Küresel güçlerin onayı ile 3 yıl önce Türkiye’nin girdiği Efrîn’de, tüm dünyanın gözleri önünde bir soykırım yaşanıyor.İnsanlar fidye için kaçırılıp katledilirken, kadınlar tecavüze uğruyor. Demografiyası değiştirilen kentin tüm zenginlikleri talan edildi.
Türkiye’nin Kuzey ve Doğu Suriye’nin Efrîn kentine yönelik 20 Ocak 2018’de başlattığı işgal saldırıları 3’üncü yılına girdi.

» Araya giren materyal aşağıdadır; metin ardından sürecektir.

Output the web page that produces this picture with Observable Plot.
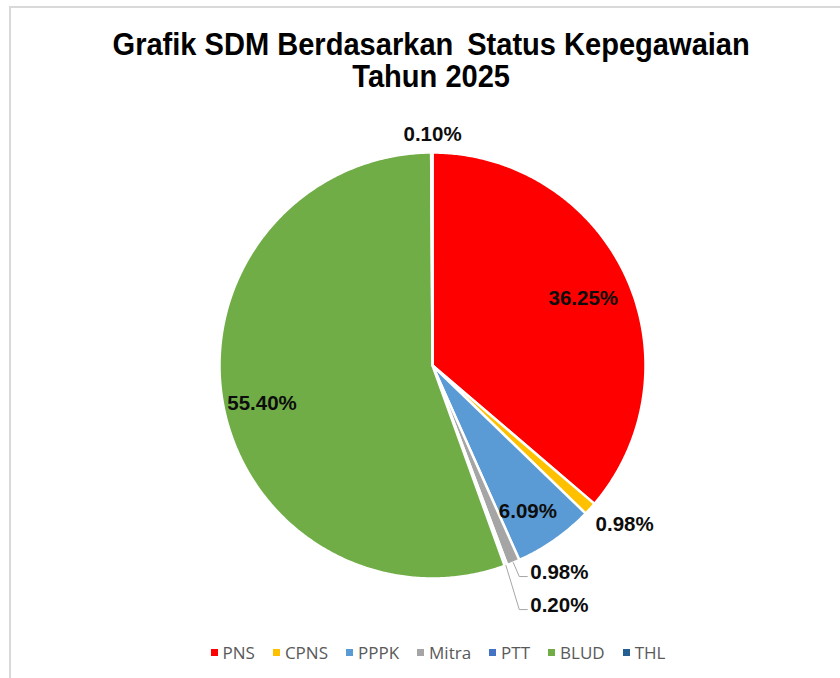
<!DOCTYPE html>
<html>
<head>
<meta charset="utf-8">
<script src="https://cdn.jsdelivr.net/npm/d3@7"></script>
<script src="https://cdn.jsdelivr.net/npm/@observablehq/plot@0.6"></script>
<style>
  html, body { margin: 0; padding: 0; background: #fff; }
  #page { position: relative; width: 840px; height: 678px; overflow: hidden; }
  #frame { position: absolute; left: 9px; top: 6px; width: 900px; height: 700px;
           border-left: 2px solid #d9d9d9; border-top: 2px solid #d9d9d9; }
  #title { position: absolute; left: 11px; top: 27px; width: 840px; text-align: center;
           font-family: "Liberation Sans", Arial, sans-serif; font-weight: bold; font-size: 29.5px;
           line-height: 31px; color: #000; transform: scale(0.985, 1.06); transform-origin: 431px 0; }
  #chart { position: absolute; left: 0; top: 0; }
  #legend { position: absolute; left: 18px; top: 641px; width: 840px; display: flex; justify-content: center;
            gap: 18px; font-family: "Open Sans", sans-serif; font-size: 17px; color: #595959; }
  .item { display: flex; align-items: center; gap: 5px; }
  .sw { width: 7px; height: 7px; display: inline-block; }
</style>
</head>
<body>
<div id="page">
  <div id="frame"></div>
  <div id="title">Grafik SDM Berdasarkan&thinsp; Status Kepegawaian<br>Tahun 2025</div>
  <div id="chart"></div>
  <div id="legend"></div>
</div>
<script>
// ---- data ----
const categories = ["PNS", "CPNS", "PPPK", "Mitra", "PTT", "BLUD", "THL"];
const percents = [36.25, 0.98, 6.09, 0.98, 0.20, 55.40, 0.10];
const colors = ["#FF0000", "#FFC000", "#5B9BD5", "#A5A5A5", "#4472C4", "#70AD47", "#255E91"];

// ---- layout (label placement: radius factor, angle nudge in degrees, anchor, leader) ----
const labelPlacement = [
  { r: 0.775, nudge: 0.7, anchor: "middle", leader: false },
  { r: 1.17, nudge: -2.7, anchor: "middle", leader: false },
  { r: 0.82, nudge: 1.9, anchor: "middle", leader: false },
  { r: 1.075, nudge: -3.0, anchor: "start", leader: true },
  { r: 1.217, nudge: -2.0, anchor: "start", leader: true },
  { r: 0.82, nudge: -2.5, anchor: "middle", leader: false },
  { r: 1.085, nudge: 0.2, anchor: "middle", leader: false }
];

const R = 213, CX = 432, CY = 365;
const total = d3.sum(percents);
const fmt = d3.format(".2f");

// Build slice polygons (angles clockwise from 12 o'clock, y up)
let cum = 0;
const slices = categories.map((c, i) => {
  const a0 = cum / total * 2 * Math.PI;
  cum += percents[i];
  const a1 = cum / total * 2 * Math.PI;
  const n = Math.max(2, Math.ceil((a1 - a0) / (Math.PI / 360)));
  const pts = [{ x: 0, y: 0 }];
  for (let k = 0; k <= n; k++) {
    const a = a0 + (a1 - a0) * k / n;
    pts.push({ x: Math.sin(a), y: Math.cos(a) });
  }
  pts.push({ x: 0, y: 0 });
  return { cat: c, color: colors[i], a0, a1, mid: (a0 + a1) / 2, pts };
});

const labelData = slices.map((s, i) => {
  const p = labelPlacement[i];
  const a = s.mid + p.nudge * Math.PI / 180;
  return { cat: s.cat, x: p.r * Math.sin(a), y: p.r * Math.cos(a), text: fmt(percents[i]) + "%", anchor: p.anchor };
});

// Leader lines for small outside labels
const px = 1 / R;
const leaders = [];
slices.forEach((s, i) => {
  if (!labelPlacement[i].leader) return;
  const L = labelData[i];
  const start = { x: Math.sin(s.mid), y: Math.cos(s.mid) };
  const yLine = L.y - 4 * px;
  leaders.push({ cat: s.cat, x: start.x, y: start.y });
  leaders.push({ cat: s.cat, x: L.x - 11 * px, y: yLine });
  leaders.push({ cat: s.cat, x: L.x - 3 * px, y: yLine });
});

const marks = slices.map(s =>
  Plot.line(s.pts, { x: "x", y: "y", fill: s.color, stroke: "white", strokeWidth: 2.5, strokeLinejoin: "round" })
);
marks.push(Plot.line(leaders, { x: "x", y: "y", z: "cat", stroke: "#a6a6a6", strokeWidth: 1 }));
["middle", "start"].forEach(anc => {
  marks.push(Plot.text(labelData.filter(d => d.anchor === anc), {
    x: "x", y: "y", text: "text", textAnchor: anc,
    fontSize: 20.5, fontWeight: "bold", fill: "#0d0d0d",
    fontFamily: "Liberation Sans, Arial, sans-serif"
  }));
});

const plot = Plot.plot({
  width: 840,
  height: 678,
  margin: 0,
  x: { domain: [-1, 1], range: [CX - R, CX + R], axis: null },
  y: { domain: [-1, 1], range: [CY + R, CY - R], axis: null },
  style: { background: "transparent", overflow: "visible" },
  marks
});
document.getElementById("chart").appendChild(plot);

// Legend
const legend = document.getElementById("legend");
categories.forEach((c, i) => {
  const item = document.createElement("div");
  item.className = "item";
  const sw = document.createElement("span");
  sw.className = "sw";
  sw.style.background = colors[i];
  const t = document.createElement("span");
  t.textContent = c;
  item.appendChild(sw);
  item.appendChild(t);
  legend.appendChild(item);
});
</script>
</body>
</html>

Türkiye’nin müdahalesi öncesi 500 bini aşkın nüfusa sahip olan kent, Rojava devriminin tohumlarının atıldığı yerlerin başında geliyor.
ABD ve Rusya’nın ön açması ile kente yönelik savaş uçakları ve Silahlı İnsansız Hava Araçları ile bombardımana girişilmesiyle başlayan saldırılar tank ve top gibi ağır silahlarla devam etti.
Saldırılara karşılık veren YPG/YPJ ve Demokratik Suriye Güçleri (QSD) ile 58 gün boyunca süren güçlü bir direniş sergiledi.
Rusya’nın hava sahasını Türkiye’ye açması işgal konusundaki uluslararası anlaşmanın düzeyini ortaya koydu.
Savaş devam ederken Kuzey ve Doğu Suirye’nin en güvenli ve istikrarlı bölgesine dönüşen Efrîn, Suriye’nin yeniden şekillenmesinde bir model olarak da görülüyordu.
Türk askerleri ve çeteler tarafından işgal edilen Efrîn’i bu işgalci güçler tarafından coğrafik olarak pay etti.
Kente yönelik işgal saldırıları ve sonrasında 613 sivil katledildi.
498 kişi doğrudan yapılan bombardımanda hayatını kaybederken, 82 kişi ise esir alındıktan sonra işkence ile öldürüldü.
Saldırılarda 303’ü çocuk, 213’ü kadın olmak üzere 730 kişi de yaralandı.
Geçen 3 yılda Efrin’de 7 bini aşkın insan kaçırıldı.
Ailelerinden fidye almak için kaçırılan bu insanlardan yarısından fazlasının akıbeti bilinmiyor.
Kaçırılanlardan bininden fazlası kadın.
Şimdiye değin 75’i katledilen, 69’u tecavüze uğrayan kadınlardan yüzlercesinin akıbeti bilinmiyor.
Bu rakamlar hemen her gün yeniden güncelleniyor.
İşgali sonrası Efrin, bugün demografyası değiştirilmeye çalışılan Kürtlere dair tüm izlerin silinmeye çalışıldığı bir kent haline dönüştürülmek isteniyor.
Kentin Türkiye ve bağlı grupların eline geçmesinden sonra 300 binden fazla Efrînli yurtlarından edildi.
Onların ev ve topraklarına yerine ise İdlib, Hama, Humus, Guta, Lazkiye ve Halep’ten getirilen 400 binden fazla kişi yerleştirildi.
Türkçe, tüm okullarda zorunlu eğitim dili haline getirildi.
Yerleşim yerlerinin isimleri ile birlikte cadde sokak ve meydan isimleri de Türkçeleştirildi.
Efrîn’deki tarihi mekanlar da hedef alındı.
Onlardan biri olan Endarê Tapınağı savaş sırasında bombalanarak yerle bir edildi sonrasında da yağmalandı.
Roma döneminden kalma Nebî Hûrî Kalesi’ndeki tarihi eserler yağmalandı.
Kale daha sonra restorasyon adı altında çetelerin merkezine çevrildi.
Yine bu ikisi gibi UNESCO listesinde yer alan Duderî Mağarası ve Marmaron Tapınağı gibi çok sayıda tarihi mekan ve eser çeteler tarafından yağmalandı.
Bunlarla birlikte şimdiye kadar 314 bin 400 zeytin ağacının kesildiği, 11 bin hektar tarım arazisinin ise yakıldığı yönünde bilgiler söz konusu.
Kalan zeytinlerden yapılan üretimden elde edilen ürünler Türkiye’ye taşındı.